You thought you wanted children.
You know how awful the world is. You know it’s unsafe. War and disease are met with a shrug of the shoulders or a roll of the eyes when they should be devastating. Real-life bullying is now accompanied by cyberbullying. Everyone feels awful and anxious and they don’t know why.
You brought a child into it anyway.
And your friends tell you about the terrible twos. You don’t believe it.
The gut-wrenching fear and dislocation of their first day at school. You don’t believe it.
How much the child you are doing your best for will make you feel like you are the worst person in the world. How they will become unmanageable in their teen years. You don’t know how a parent could call their own offspring a ‘little shit’. You will feel like a failure. Yet you won’t give up.
Eventually, they will leave. And that thing that has terrorised you for two decades will suddenly leave a great hole in your life.
What do you do now?
What do you want?
Mr Conroy, what do you want?
I want my daughter to thrive. To be the person she wants. To be respectful. To keep the Lord in her heart. To not forget her mother.
And Mrs Conroy?
You do the best you can fo
r somebody else, every day.

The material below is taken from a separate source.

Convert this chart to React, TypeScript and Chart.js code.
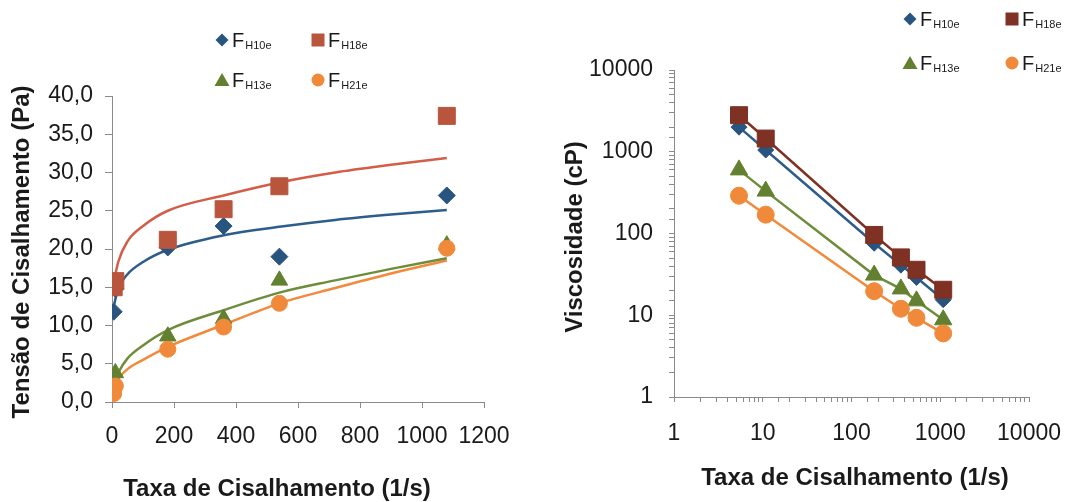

Their existence proves to you that there must be a God. You hope that you are doing the right thing. You’ve made hard decisions and you have disciplined where needed, even when it has hurt you. A lot has hurt you.
Then they leave. And it hurts you.
You put everything into them, and now you must find out who you are again.
I want something that is mine, something for myself.
Something bigger than being a mother.
I want a message from God.
SIX
The people who lived at The Beresford did not belong. They had that in common. The kind of people who wanted to sit in the centre of the circle but existed on the side of a square. They were outside. They floated on the periphery.
They weren’t outcasts. They hadn’t been banished. They weren’t weird. They just didn’t quite fit.
Something wasn’t tessellating with them and the world. They weren’t living up to their parents’ expectations or their own view of what life should be. Gail knew that a marriage should not come with a physically abusive husband. Abe wanted to use his technology on the Sabbath, and, while he was there, he didn’t feel the need for a Sabbath. That segregated him from his family. Blair was a secular girl in a devout world, and Sythe was a boring narcissist.
Each of them, and those before, were trying to run from their own personal hell. The Beresford was their escape.
Their halfway house.
Their waiting room.
Their Purgatory.
Aubrey was different. She was solid. She came from good stock. Hard-working and devoted parents. Her father hadn’t adhered to the healthiest of lifestyles and he worked more hours than was ideal, but that did not detract from his loyalty to his family or the time he spent with them.
There was no abuse. She was disciplined, but it was appropriate. She was not neglected in favour of her younger brother. There was always encouragement. Aubrey became the woman she wanted to be. Strong, striking and independent. She was eased towards a position in the family business, but there were no hard feelings when she decided to go at things alone.